The present proposal is concerned with the study of regularisation-by-noise phenomena. For those born before the 90s, it can be thought of as the classical technique of (not so) gently slapping the TV in order to bring it back to life. A similar phenomenon happens with differential equations. One of the main concerns in the study of differential equations is the so-called well-posedness, that is, the existence and the uniqueness of solutions. However, there are many equations that suffer from lack of well-posedness, that is, they might have multiple (in fact infinitely many) solutions or might not have a solution at all. A remarkable result in mathematics states that for a large class of those equations, well-posedness can be retrieved provided that the system is perturbed by a random (stochastic), sufficiently rough force. This demonstrates that randomness can have a beneficial impact on dynamical systems.
Equations which need the presence of the noise in order to be well-posed are extremely interesting from mathematical point of view, but their importance goes beyond mathematics as they are increasingly used in the applied sciences. Among others, they are used in engineering in order to simulate transport-diffusion phenomena, in finance for modelling equity markets, and in neuroscience for modelling interacting neurons. Further, there is an increasing interest of the mathematical community in the regularising properties that noise can have in equations arising in fluid dynamics which are not known to be well-posed, such as the 3D Navier-Stokes equation. Up to now, there has been a satisfactorily developed theory for a particular class of noises, so-called Markovian, whose main characteristic is that they do not have memory. However, in practice, most of the systems do have memory. Consequently, non-Markovian noises are day-by-day used in order to model noisy dynamical systems, for example, the so-called rough volatility models in finance. The theory concerning such noises is not so well-developed. The existing techniques strongly rely on the Markovian nature of the underlying problem, hence they cannot be applied to non-Markovian settings. On a more conceptual level, the main challenge lies on a unique feature of this type of noises: they are both "friend and enemy". On the one hand, their roughness provides a regularisation effect, but on the other hand it gives rise to analytically ill-defined mathematical objects.

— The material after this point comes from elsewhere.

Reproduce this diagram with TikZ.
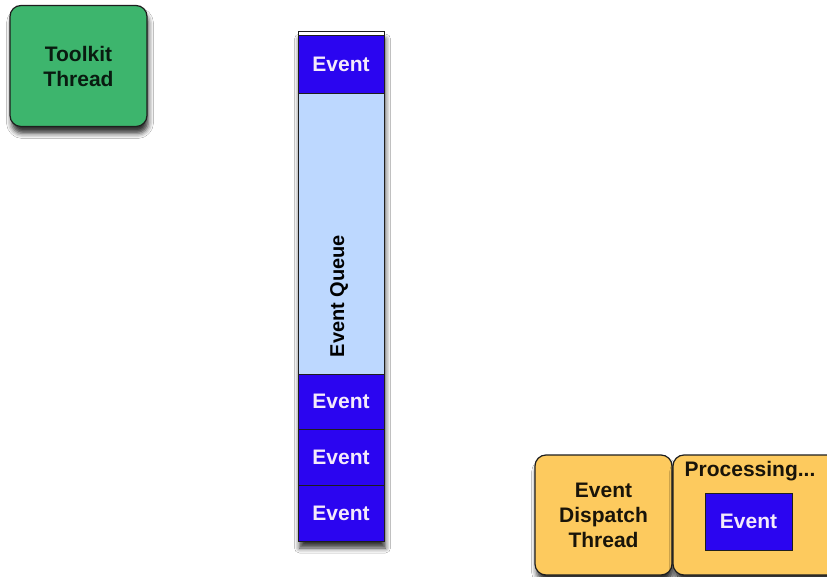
\documentclass[tikz,border=0pt]{standalone}
\usepackage{fontspec}
\setmainfont{Liberation Sans}
\usetikzlibrary{shadows.blur}
\definecolor{tkgreen}{HTML}{3DB56D}
\definecolor{evblue}{HTML}{2B05F0}
\definecolor{qblue}{HTML}{BDD8FF}
\definecolor{edtyellow}{HTML}{FDCA5E}
\definecolor{edge}{HTML}{1E1E1E}
\definecolor{evtext}{HTML}{F4EAFB}
\tikzset{
  shad/.style={blur shadow={shadow xshift=1.5pt, shadow yshift=-7pt, shadow blur radius=5pt, shadow opacity=80}},
  thread/.style={draw=edge, line width=1.2pt, rounded corners=11pt, inner sep=0pt, align=center, font=\bfseries\fontsize{21}{25}\selectfont},
  evbox/.style={draw=edge, line width=0.8pt, fill=evblue, text=evtext, inner sep=0pt, minimum width=86pt, font=\bfseries\fontsize{21}{25}\selectfont},
  lbl/.style={inner sep=0pt, font=\bfseries\fontsize{21}{25}\selectfont, text=black},
}
\begin{document}
\begin{tikzpicture}[x=1pt,y=-1pt]
\useasboundingbox (0,0) rectangle (827,577);
\clip (0,0) rectangle (827,577);
\fill[white] (0,0) rectangle (827,577);
% Toolkit thread
\node[thread, shad, fill=tkgreen, text=black!85!tkgreen, minimum width=137pt, minimum height=121pt] (tk) at (78.5,66) {Toolkit\\Thread};
% Queue frame
\node[draw=edge, line width=1pt, fill=white, shad, inner sep=0pt, minimum width=86pt, minimum height=509pt] (queue) at (341,286.5) {};
\node[fill=qblue, draw=edge, line width=0.8pt, inner sep=0pt, minimum width=86pt, minimum height=281pt] (qbody) at (341,233.5) {};
\node[lbl, rotate=90, font=\bfseries\fontsize{20}{24}\selectfont] (qlabel) at (339,296) {Event Queue};
\node[evbox, minimum height=58pt] (e0) at (341,64) {Event};
\node[evbox, minimum height=55.67pt] (e1) at (341,401.8) {Event};
\node[evbox, minimum height=55.67pt] (e2) at (341,457.5) {Event};
\node[evbox, minimum height=55.67pt] (e3) at (341,513.2) {Event};
% Event dispatch thread
\node[thread, shad, fill=edtyellow, text=black!90!edtyellow, minimum width=137pt, minimum height=120pt] (edt) at (603.5,515) {Event\\Dispatch\\Thread};
\node[thread, shad, fill=edtyellow, minimum width=167pt, minimum height=120pt] (proc) at (756.5,515) {};
\node[lbl, text=black!90!edtyellow] (ptext) at (750,471) {Processing...};
\node[evbox, minimum width=87pt, minimum height=57pt] (pev) at (748.5,521.5) {Event};
\end{tikzpicture}
\end{document}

The aim of the this project is to reconcile these two sides of such noises. We will develop methods that on the one hand will allow us to quantify the regularising properties of the noise and at the same time to handle those analytically ill-defined objects. Further, we will use these properties in order to show well-posedness for a large class of extremely singular equations, both in finite and infinite dimensions, and we will study their numerical approximation. In order to do that, we are planning to introduce a novel method based on very recently obtained Stochastic Sewing techniques combined with tools from Malliavin Calculus and Rough Paths, which will overcome all the limitations of the traditional methods. Other than the results, our main contribution will be the method itself. Since it will not rely on classical tools from Itô's theory, it will be applicable in a variety of settings where these tools are not available, and it will set the foundations for new directions of research.